A Southeast France Day Trip: St. Paul de Vence
Does that name sound familiar? Don’t hide, all you Fifty Shades fans. Indeed, it’s the quaint French village where the infamous Mr. Grey took the barely tolerable Ms. Steele for their honeymoon. I admittedly await the movie in a state of half-dread and half-shameful anticipation.
With Nice, Cannes, and Grasse under our belts from past trips, we opted for a daytrip there ourselves (without the yacht) during our recent trek. I’m a huge sucker for French medieval villages. Let’s be honest – who isn’t?

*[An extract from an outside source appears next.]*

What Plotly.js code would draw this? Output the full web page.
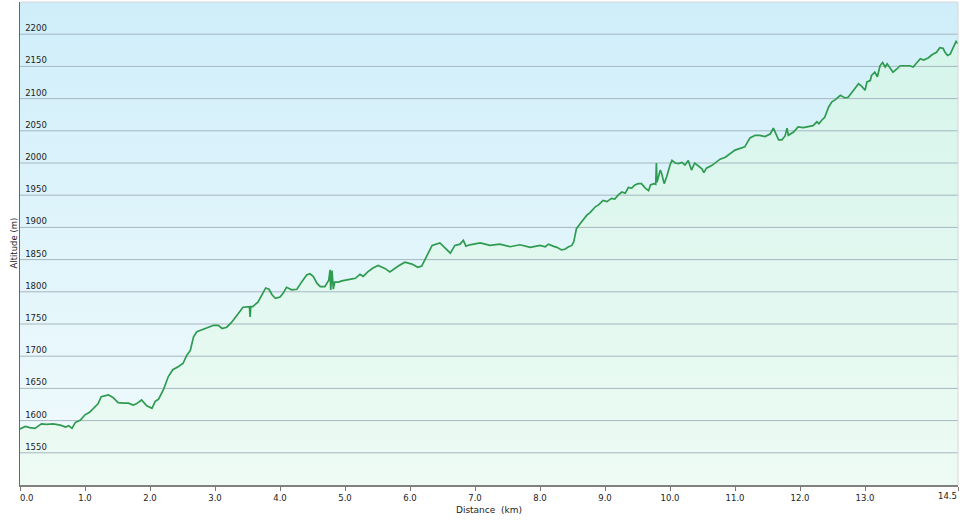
<!DOCTYPE html>
<html><head><meta charset="utf-8">
<script src="https://cdn.plot.ly/plotly-3.0.1.min.js"></script>
<style>html,body{margin:0;padding:0;background:#fff}#chart{width:960px;height:520px}</style>
</head><body><div id="chart"></div>
<script>
const distanceKm = [0.00,0.08,0.15,0.23,0.33,0.41,0.51,0.62,0.70,0.75,0.80,0.85,0.93,1.00,1.07,1.15,1.20,1.25,1.36,1.43,1.51,1.59,1.67,1.74,1.79,1.87,1.95,2.03,2.08,2.13,2.21,2.28,2.35,2.44,2.51,2.54,2.57,2.62,2.67,2.72,2.80,2.90,2.98,3.05,3.11,3.18,3.25,3.35,3.43,3.53,3.54,3.55,3.58,3.66,3.73,3.78,3.83,3.88,3.93,4.00,4.05,4.10,4.18,4.26,4.33,4.41,4.46,4.51,4.57,4.62,4.69,4.75,4.77,4.78,4.80,4.82,4.84,4.90,4.95,5.03,5.11,5.16,5.23,5.28,5.35,5.43,5.51,5.62,5.69,5.82,5.92,6.03,6.12,6.18,6.28,6.34,6.46,6.54,6.62,6.69,6.77,6.82,6.86,6.92,7.08,7.23,7.38,7.54,7.69,7.85,8.00,8.08,8.13,8.20,8.26,8.33,8.38,8.44,8.49,8.52,8.56,8.62,8.67,8.72,8.77,8.80,8.85,8.90,8.95,8.97,9.03,9.10,9.15,9.20,9.26,9.31,9.36,9.41,9.46,9.51,9.56,9.62,9.67,9.70,9.75,9.78,9.79,9.80,9.85,9.87,9.91,9.95,10.00,10.03,10.08,10.13,10.18,10.23,10.28,10.33,10.38,10.44,10.49,10.52,10.56,10.64,10.72,10.77,10.85,11.00,11.15,11.23,11.31,11.38,11.46,11.54,11.59,11.63,11.67,11.72,11.77,11.80,11.82,11.90,11.97,12.05,12.15,12.20,12.26,12.29,12.33,12.38,12.44,12.49,12.54,12.62,12.69,12.74,12.80,12.85,12.90,12.95,13.00,13.03,13.08,13.10,13.15,13.19,13.23,13.27,13.31,13.34,13.38,13.43,13.49,13.54,13.62,13.69,13.74,13.80,13.85,13.90,13.97,14.03,14.10,14.15,14.20,14.23,14.27,14.31,14.36,14.40,14.43];
const altitudeM = [1587,1591,1589,1588,1595,1594,1595,1593,1590,1592,1588,1597,1601,1609,1613,1621,1626,1637,1640,1636,1628,1627,1627,1624,1626,1632,1623,1619,1630,1633,1649,1668,1679,1684,1689,1696,1702,1709,1730,1738,1741,1745,1748,1748,1743,1745,1752,1765,1776,1777,1761,1777,1777,1784,1797,1806,1804,1795,1790,1792,1798,1807,1803,1804,1815,1826,1828,1824,1813,1808,1808,1818,1834,1803,1833,1804,1815,1815,1817,1818,1820,1821,1827,1824,1831,1837,1841,1836,1831,1840,1846,1843,1838,1840,1860,1872,1876,1868,1860,1872,1874,1880,1871,1873,1876,1872,1874,1870,1873,1869,1872,1870,1874,1871,1869,1865,1866,1870,1872,1878,1898,1906,1912,1919,1923,1927,1932,1935,1940,1942,1940,1945,1944,1950,1955,1953,1962,1961,1966,1968,1968,1961,1957,1966,1968,1967,2000,1970,1989,1984,1968,1979,1997,2004,2000,1999,2001,1997,2004,1989,2000,1995,1991,1985,1992,1996,2003,2006,2009,2020,2025,2039,2043,2043,2041,2045,2054,2046,2036,2036,2042,2054,2043,2048,2056,2055,2057,2058,2064,2061,2066,2071,2087,2095,2098,2105,2101,2102,2110,2117,2123,2119,2113,2126,2128,2136,2141,2134,2151,2156,2149,2154,2149,2141,2146,2151,2151,2151,2149,2156,2162,2160,2163,2168,2172,2179,2178,2172,2167,2169,2181,2189,2185];
const yTickVals = [1550,1600,1650,1700,1750,1800,1850,1900,1950,2000,2050,2100,2150,2200];
const xTickVals = [0,1,2,3,4,5,6,7,8,9,10,11,12,13,14.43];
const xTickText = ['&nbsp;&nbsp;&nbsp;&nbsp;&nbsp;0.0','1.0','2.0','3.0','4.0','5.0','6.0','7.0','8.0','9.0','10.0','11.0','12.0','13.0',''];
const endLabel = '14.5';
const xEnd = 14.43, yMin = 1500, yMax = 2250;

const gx = [], gy = [];
yTickVals.forEach(v => { gx.push(0, xEnd, null); gy.push(v, v, null); });

const font = 'DejaVu Sans, Verdana, sans-serif';
const traces = [
  {x:[0, xEnd], y:[yMax, yMax], mode:'lines', line:{width:0, color:'rgba(0,0,0,0)'}, fill:'tozeroy',
   fillgradient:{type:'vertical', start:yMin, stop:yMax, colorscale:[[0,'#f2fbfc'],[1,'#cfeefa']]}, hoverinfo:'skip'},
  {x:distanceKm, y:altitudeM, mode:'lines', line:{width:0, color:'rgba(0,0,0,0)'}, fill:'tozeroy',
   fillgradient:{type:'vertical', start:yMin, stop:yMax, colorscale:[[0,'#edfbf4'],[1,'#d3f4ea']]}, hoverinfo:'skip'},
  {x:gx, y:gy, mode:'lines', line:{color:'#a6b7bf', width:1}, connectgaps:false, hoverinfo:'skip'},
  {x:distanceKm, y:altitudeM, mode:'lines', line:{color:'#2e9b50', width:1.7}}
];
const layout = {
  width:960, height:520, showlegend:false,
  margin:{l:20, r:2, t:2, b:35},
  paper_bgcolor:'#ffffff', plot_bgcolor:'#ffffff',
  font:{family:font, color:'#222'},
  xaxis:{range:[0, xEnd], tickvals:xTickVals, ticktext:xTickText, ticks:'outside', ticklen:4, tickcolor:'#777',
    ticklabeloverflow:'allow',
    showline:true, linecolor:'#808080', linewidth:2, showgrid:false, zeroline:false,
    tickfont:{family:font, size:8.5, color:'#222'},
    title:{text:'Distance&nbsp; (km)', font:{family:font, size:9, color:'#222'}, standoff:4}},
  yaxis:{range:[yMin, yMax], tickvals:yTickVals, ticklabelposition:'outside top', ticks:'', ticklabelstandoff:-30,
    ticklabeloverflow:'allow',
    showline:true, linecolor:'#666', linewidth:1.5, showgrid:false, zeroline:false,
    tickfont:{family:font, size:8.5, color:'#222'}},
  annotations:[
    {text:'Altitude (m)', xref:'paper', yref:'paper', x:0, y:0.5, xshift:-7, xanchor:'center', yanchor:'middle',
     textangle:-90, showarrow:false, font:{family:font, size:8.5, color:'#222'}},
    {text:endLabel, xref:'x', yref:'paper', x:xEnd, y:0, yshift:-5, xanchor:'right', yanchor:'top',
     showarrow:false, borderpad:0, font:{family:font, size:8.5, color:'#222'}}
  ],
  shapes:[
    {type:'line', xref:'paper', yref:'paper', x0:0, x1:1, y0:1, y1:1, line:{color:'#d6d6d6', width:1}},
    {type:'line', xref:'paper', yref:'paper', x0:1, x1:1, y0:0, y1:1, line:{color:'#d6d6d6', width:1}}
  ]
};
Plotly.newPlot('chart', traces, layout, {displayModeBar:false, staticPlot:true});
</script></body></html>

- Nestled just 15 minutes from the coast between Antibes and Nice, St. Paul is one of the oldest medieval towns on the French Riviera. Arriving there requires driving to the base of the city (plenty of picturesque vistas along the way), and then parking on one of the streets around the main square before heading in on foot. You’ll also find at the city gates one of the larger Fragonard boutiques, carrying the latest scents from the namesake iconic parfumerie headquartered in the region, as well as a collection of artisan-made housewares.
Not for the easily fatigued or newly hungover, the walk to the summit of the city involves cobble stone streets and a handful of steep ascents. But the stroll is well worth it. Multi-floor art galleries line the winding streets – some half hidden below street level or down even smaller alleyways. You’ll also find small boutiques with local specialties and giftables, such as La Cure Gourmande, which offers a massive selection of travel-friendly and traditional biscuits, bonbons and treats. A quick tip – they’ll also let you sample almost anything in the store – try the flavored caramels for sure.
What makes St. Paul truly unique is that it’s also become an enclave for budding artists – and not in the Montmartre-style soliciting passersby kind of way. We stumbled upon art classes from all corners of Europe, where students took direction from teachers and put brush to canvas, unfazed by the throngs of tourists peering over their shoulders.
Lone artists can be found hiding out in corners (or on ledges), turning what looked like a mundane ivy-covered archway into a glimpse of secretly captured moment.
At the summit of the hill is a small area for a Kodak moment with sweeping views of the countryside and even the shore in the distance.
As you emerge from the city, the street widens and small restaurants, cafes and gelato counters dot the sidewalks. We grabbed a long, euro-style lunch at Le Tilleul – which offers a lovely outdoor terrace perfect for a glass of rose and a steak tartare, followed by an obligatory café. A visit to St. Paul is a great respite from the flash and fanfare of the larger cities on the Cote d’Azur, and can easily be enjoyed in just a few hours. What are your picks for must-see sights the Southeast?